A Lenda Contada De Uma Vida Escondida

Por Luis Garcia | 20/05/2008 | Contos

Esta é a história de um homem que se perdera em África, a história de António Africano e dos filhos de um coração que ele julgara ter desencontrado na selva».

Pela preponderância da acção em detrimento da descrição das personagens, nota-se, num primeiro olhar, que A Lenda Contadade uma Vida Escondida é uma narrativa com traços inequívocos da novela popular. Encontram-se, neste texto, temas e formas populares.

A percepção de que a arte popular abrange os grandes temas da vida social – religião, costumes, aspectos do imaginário, da vida psíquica e festiva – tem permitido a sua afirmação como forma representativa do pensamento e da filosofia de vida das pessoas comuns.

Esta novela podia muito bem ser um conto a começar com o característico "era uma vez" - ainda para mais com figuras que lembram sempre um tempo remoto (de carpinteiros, padres e meretrizes), aldeão e provinciano. Também pelo artesanato dos nomes, como se se tratasse das primeiras sílabas aprendidas por uma criança: o «Patudo», por exemplo.

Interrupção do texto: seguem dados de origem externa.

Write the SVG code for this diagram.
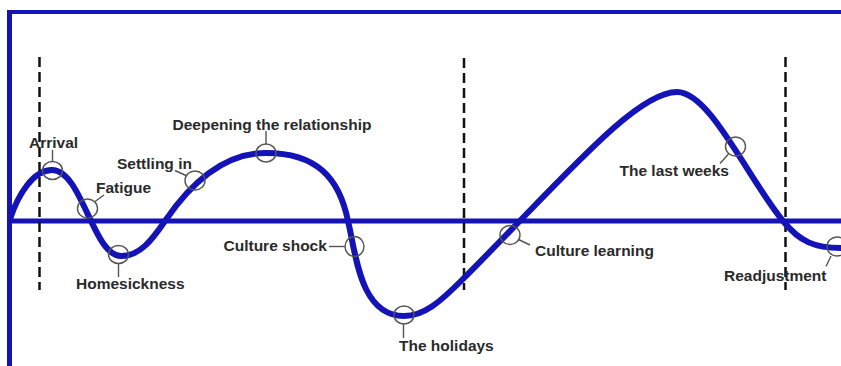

E quanto aos artifícios literários? É evidente que estamos no reino do folclórico. Literatura popular é, pois, a que corre entre o povo - a arte do «comum povo» de Fernão Lopes – e poucas são as leis por que se regula esta narrativa, como poucos são os estudiosos que enunciam os recursos estilísticos que esteticamente a valorizam. Multiplicidade de estrofes, vozes descompassadas, encadeamento de ideias que sobram e faltam - nada que a narrativa dita culta não exiba igualmente como característico da sua irmã popular.

Nas novelas populares existe muitas vezes uma sentença que conduz à morte, quase sempre à morte física. Tal é «a desgraçada sorte do carpinteiro» que, nesta história «acerca de mãos que trabalham a madeira, mãos que trabalham o coração, mãos que magoam, mãos que separam e mãos que não se souberam reencontrar», acaba por transformar-se em livro, em memórias de um jovem escritor que alguma vez perdeu a sua infância.